YOUR INSTRUCTIONS:
Print out the material that follows word for word.

SOURCE MATERIAL:
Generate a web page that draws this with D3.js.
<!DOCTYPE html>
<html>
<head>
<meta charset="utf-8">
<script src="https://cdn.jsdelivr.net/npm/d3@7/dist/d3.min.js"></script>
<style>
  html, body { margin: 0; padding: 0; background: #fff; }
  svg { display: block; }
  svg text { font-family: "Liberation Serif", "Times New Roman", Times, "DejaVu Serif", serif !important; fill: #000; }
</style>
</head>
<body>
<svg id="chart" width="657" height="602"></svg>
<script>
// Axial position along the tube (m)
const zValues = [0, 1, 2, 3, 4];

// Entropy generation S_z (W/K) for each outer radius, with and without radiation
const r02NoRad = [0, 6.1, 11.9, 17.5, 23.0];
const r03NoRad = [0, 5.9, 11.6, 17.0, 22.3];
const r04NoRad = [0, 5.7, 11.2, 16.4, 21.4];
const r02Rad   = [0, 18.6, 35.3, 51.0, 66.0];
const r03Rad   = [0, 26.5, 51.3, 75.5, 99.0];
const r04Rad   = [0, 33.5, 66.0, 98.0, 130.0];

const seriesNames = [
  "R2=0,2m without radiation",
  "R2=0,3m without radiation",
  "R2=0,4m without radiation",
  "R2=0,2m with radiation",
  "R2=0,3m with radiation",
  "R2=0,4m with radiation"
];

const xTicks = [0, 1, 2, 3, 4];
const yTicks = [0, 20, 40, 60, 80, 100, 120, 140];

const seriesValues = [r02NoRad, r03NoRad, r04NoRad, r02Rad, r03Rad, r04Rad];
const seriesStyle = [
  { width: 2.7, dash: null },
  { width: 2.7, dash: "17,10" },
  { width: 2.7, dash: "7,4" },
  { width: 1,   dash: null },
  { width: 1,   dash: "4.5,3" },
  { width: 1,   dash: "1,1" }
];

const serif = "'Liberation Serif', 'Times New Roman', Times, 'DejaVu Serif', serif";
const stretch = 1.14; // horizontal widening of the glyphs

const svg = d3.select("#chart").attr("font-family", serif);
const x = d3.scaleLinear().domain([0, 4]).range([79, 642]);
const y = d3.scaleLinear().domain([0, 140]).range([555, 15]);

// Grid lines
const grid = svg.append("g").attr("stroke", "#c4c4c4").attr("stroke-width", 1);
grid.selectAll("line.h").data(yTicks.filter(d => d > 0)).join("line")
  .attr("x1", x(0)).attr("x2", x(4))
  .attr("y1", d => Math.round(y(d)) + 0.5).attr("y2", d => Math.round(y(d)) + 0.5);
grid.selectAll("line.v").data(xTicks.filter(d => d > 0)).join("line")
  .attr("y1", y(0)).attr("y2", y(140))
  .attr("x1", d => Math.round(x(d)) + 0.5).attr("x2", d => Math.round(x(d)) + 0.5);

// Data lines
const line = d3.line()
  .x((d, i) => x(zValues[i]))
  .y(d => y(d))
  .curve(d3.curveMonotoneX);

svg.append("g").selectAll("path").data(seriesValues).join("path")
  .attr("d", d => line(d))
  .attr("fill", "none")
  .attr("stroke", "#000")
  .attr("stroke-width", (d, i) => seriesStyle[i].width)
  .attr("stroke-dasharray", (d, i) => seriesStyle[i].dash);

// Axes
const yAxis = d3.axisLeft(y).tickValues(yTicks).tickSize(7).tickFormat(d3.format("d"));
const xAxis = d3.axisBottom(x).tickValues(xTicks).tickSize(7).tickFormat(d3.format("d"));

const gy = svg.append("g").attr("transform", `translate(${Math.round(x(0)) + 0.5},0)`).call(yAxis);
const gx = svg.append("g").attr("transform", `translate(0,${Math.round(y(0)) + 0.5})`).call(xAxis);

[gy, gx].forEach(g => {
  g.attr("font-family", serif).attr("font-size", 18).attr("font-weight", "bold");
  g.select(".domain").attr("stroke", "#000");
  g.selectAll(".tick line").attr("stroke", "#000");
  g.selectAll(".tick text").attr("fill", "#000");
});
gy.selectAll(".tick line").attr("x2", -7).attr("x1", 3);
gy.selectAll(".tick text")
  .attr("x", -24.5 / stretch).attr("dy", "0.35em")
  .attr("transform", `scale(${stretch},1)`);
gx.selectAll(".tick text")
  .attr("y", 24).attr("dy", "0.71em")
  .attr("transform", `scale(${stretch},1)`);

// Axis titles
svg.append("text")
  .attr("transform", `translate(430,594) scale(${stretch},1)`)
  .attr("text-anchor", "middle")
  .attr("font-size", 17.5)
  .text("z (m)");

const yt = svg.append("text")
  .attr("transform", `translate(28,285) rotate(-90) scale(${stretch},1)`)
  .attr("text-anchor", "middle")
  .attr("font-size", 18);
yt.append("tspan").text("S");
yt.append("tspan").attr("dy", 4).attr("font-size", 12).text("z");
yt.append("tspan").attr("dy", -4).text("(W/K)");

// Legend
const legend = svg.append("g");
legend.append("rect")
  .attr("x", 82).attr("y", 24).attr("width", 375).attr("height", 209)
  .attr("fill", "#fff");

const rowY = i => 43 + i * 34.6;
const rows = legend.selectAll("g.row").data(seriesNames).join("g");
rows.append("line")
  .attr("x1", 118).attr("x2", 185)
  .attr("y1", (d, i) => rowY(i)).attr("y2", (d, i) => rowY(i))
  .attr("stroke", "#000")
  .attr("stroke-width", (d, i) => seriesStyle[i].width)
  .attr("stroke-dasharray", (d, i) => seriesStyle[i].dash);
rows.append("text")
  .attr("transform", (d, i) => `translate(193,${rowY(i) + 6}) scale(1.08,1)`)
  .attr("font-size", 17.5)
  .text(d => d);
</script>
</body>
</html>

OUTPUT OF THE EXERCISE:
Generate a web page that draws this with D3.js.
<!DOCTYPE html>
<html>
<head>
<meta charset="utf-8">
<script src="https://cdn.jsdelivr.net/npm/d3@7/dist/d3.min.js"></script>
<style>
  html, body { margin: 0; padding: 0; background: #fff; }
  svg { display: block; }
  svg text { font-family: "Liberation Serif", "Times New Roman", Times, "DejaVu Serif", serif !important; fill: #000; }
</style>
</head>
<body>
<svg id="chart" width="657" height="602"></svg>
<script>
// Axial position along the tube (m)
const zValues = [0, 1, 2, 3, 4];

// Entropy generation S_z (W/K) for each outer radius, with and without radiation
const r02NoRad = [0, 6.1, 11.9, 17.5, 23.0];
const r03NoRad = [0, 5.9, 11.6, 17.0, 22.3];
const r04NoRad = [0, 5.7, 11.2, 16.4, 21.4];
const r02Rad   = [0, 18.6, 35.3, 51.0, 66.0];
const r03Rad   = [0, 26.5, 51.3, 75.5, 99.0];
const r04Rad   = [0, 33.5, 66.0, 98.0, 130.0];

const seriesNames = [
  "R2=0,2m without radiation",
  "R2=0,3m without radiation",
  "R2=0,4m without radiation",
  "R2=0,2m with radiation",
  "R2=0,3m with radiation",
  "R2=0,4m with radiation"
];

const xTicks = [0, 1, 2, 3, 4];
const yTicks = [0, 20, 40, 60, 80, 100, 120, 140];

const seriesValues = [r02NoRad, r03NoRad, r04NoRad, r02Rad, r03Rad, r04Rad];
const seriesStyle = [
  { width: 2.7, dash: null },
  { width: 2.7, dash: "17,10" },
  { width: 2.7, dash: "7,4" },
  { width: 1,   dash: null },
  { width: 1,   dash: "4.5,3" },
  { width: 1,   dash: "1,1" }
];

const serif = "'Liberation Serif', 'Times New Roman', Times, 'DejaVu Serif', serif";
const stretch = 1.14; // horizontal widening of the glyphs

const svg = d3.select("#chart").attr("font-family", serif);
const x = d3.scaleLinear().domain([0, 4]).range([79, 642]);
const y = d3.scaleLinear().domain([0, 140]).range([555, 15]);

// Grid lines
const grid = svg.append("g").attr("stroke", "#c4c4c4").attr("stroke-width", 1);
grid.selectAll("line.h").data(yTicks.filter(d => d > 0)).join("line")
  .attr("x1", x(0)).attr("x2", x(4))
  .attr("y1", d => Math.round(y(d)) + 0.5).attr("y2", d => Math.round(y(d)) + 0.5);
grid.selectAll("line.v").data(xTicks.filter(d => d > 0)).join("line")
  .attr("y1", y(0)).attr("y2", y(140))
  .attr("x1", d => Math.round(x(d)) + 0.5).attr("x2", d => Math.round(x(d)) + 0.5);

// Data lines
const line = d3.line()
  .x((d, i) => x(zValues[i]))
  .y(d => y(d))
  .curve(d3.curveMonotoneX);

svg.append("g").selectAll("path").data(seriesValues).join("path")
  .attr("d", d => line(d))
  .attr("fill", "none")
  .attr("stroke", "#000")
  .attr("stroke-width", (d, i) => seriesStyle[i].width)
  .attr("stroke-dasharray", (d, i) => seriesStyle[i].dash);

// Axes
const yAxis = d3.axisLeft(y).tickValues(yTicks).tickSize(7).tickFormat(d3.format("d"));
const xAxis = d3.axisBottom(x).tickValues(xTicks).tickSize(7).tickFormat(d3.format("d"));

const gy = svg.append("g").attr("transform", `translate(${Math.round(x(0)) + 0.5},0)`).call(yAxis);
const gx = svg.append("g").attr("transform", `translate(0,${Math.round(y(0)) + 0.5})`).call(xAxis);

[gy, gx].forEach(g => {
  g.attr("font-family", serif).attr("font-size", 18).attr("font-weight", "bold");
  g.select(".domain").attr("stroke", "#000");
  g.selectAll(".tick line").attr("stroke", "#000");
  g.selectAll(".tick text").attr("fill", "#000");
});
gy.selectAll(".tick line").attr("x2", -7).attr("x1", 3);
gy.selectAll(".tick text")
  .attr("x", -24.5 / stretch).attr("dy", "0.35em")
  .attr("transform", `scale(${stretch},1)`);
gx.selectAll(".tick text")
  .attr("y", 24).attr("dy", "0.71em")
  .attr("transform", `scale(${stretch},1)`);

// Axis titles
svg.append("text")
  .attr("transform", `translate(430,594) scale(${stretch},1)`)
  .attr("text-anchor", "middle")
  .attr("font-size", 17.5)
  .text("z (m)");

const yt = svg.append("text")
  .attr("transform", `translate(28,285) rotate(-90) scale(${stretch},1)`)
  .attr("text-anchor", "middle")
  .attr("font-size", 18);
yt.append("tspan").text("S");
yt.append("tspan").attr("dy", 4).attr("font-size", 12).text("z");
yt.append("tspan").attr("dy", -4).text("(W/K)");

// Legend
const legend = svg.append("g");
legend.append("rect")
  .attr("x", 82).attr("y", 24).attr("width", 375).attr("height", 209)
  .attr("fill", "#fff");

const rowY = i => 43 + i * 34.6;
const rows = legend.selectAll("g.row").data(seriesNames).join("g");
rows.append("line")
  .attr("x1", 118).attr("x2", 185)
  .attr("y1", (d, i) => rowY(i)).attr("y2", (d, i) => rowY(i))
  .attr("stroke", "#000")
  .attr("stroke-width", (d, i) => seriesStyle[i].width)
  .attr("stroke-dasharray", (d, i) => seriesStyle[i].dash);
rows.append("text")
  .attr("transform", (d, i) => `translate(193,${rowY(i) + 6}) scale(1.08,1)`)
  .attr("font-size", 17.5)
  .text(d => d);
</script>
</body>
</html>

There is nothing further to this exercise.